Lower demand from the world's No.2 gold consumer could hurt global spot prices that have risen a fifth so far in 2016, but help the South Asian country to reduce its trade deficit. Gold is one of India's biggest expenses on its import bill.
India's gold demand in the first three quarters of 2016 fell 29 percent from a year ago to 441.2 tonnes, hit by price rises and government moves such as the mandatory disclose of tax code for high-value jewellery purchases, Somasundaram PR, managing director of the WGC's Indian operations, said on Tuesday.
He estimates in 2016 demand to fall to between 650 to 750 tonnes, the lowest since 2009 and far lower than last year's 858.1 tonnes.
The government measures to improve transparency also boosted smuggling of gold, which is likely to rise up to 160 tonnes in 2016, from 100 to 120 tonnes in 2015, Somasundaram said.

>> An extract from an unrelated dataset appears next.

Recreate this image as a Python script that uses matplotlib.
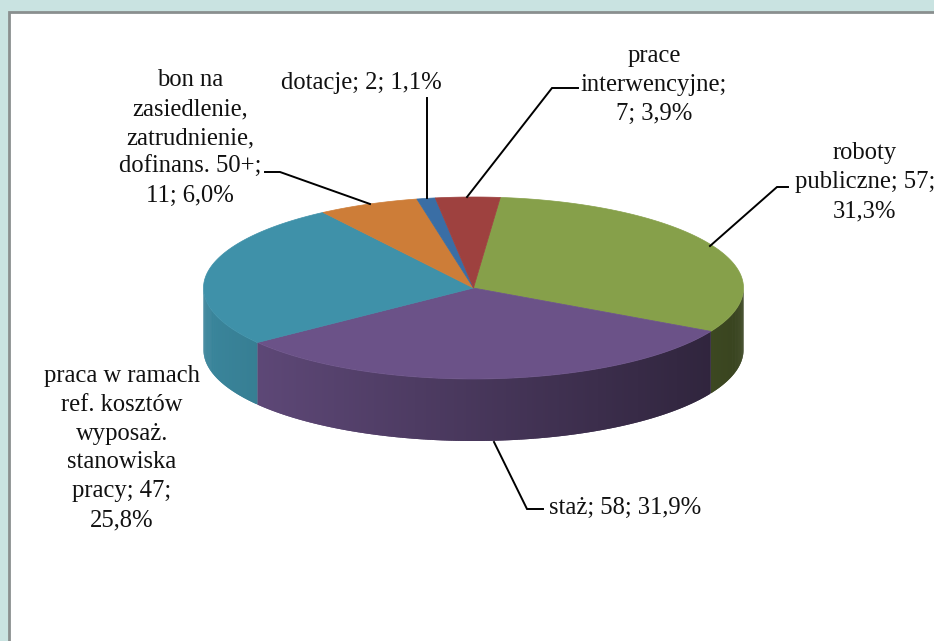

Smugglers were offering gold at heavy discount during the third quarter and forced many refiners to scale down operations, the WGC said in a report released on Tuesday.
In the third quarter the country's imports of dore, a semi-pure alloy made by miners, fell 84 percent from a year ago to 11.1 tonnes, it said.
The price rise provided Indian consumers an opportunity to liquidate their stocks, said the WGC, adding scrap supplies of gold more than doubled in September quarter from a year ago to 39 tonnes.
"Sudden drop in prices before Diwali, good monsoon rains and trade activity back in normal fashion means demand in the fourth quarter would be the higher compared to the first three quarters," he said.
The quarter ending in December typically accounts for about a third of India's gold sales since it includes the start of the wedding season and festivals like Dhanteras and Diwali, when buying gold is considered auspicious.
Indian celebrated Diwali in the last week of October. Two-thirds of demand in India comes from villages, where jewellery is a traditional investment.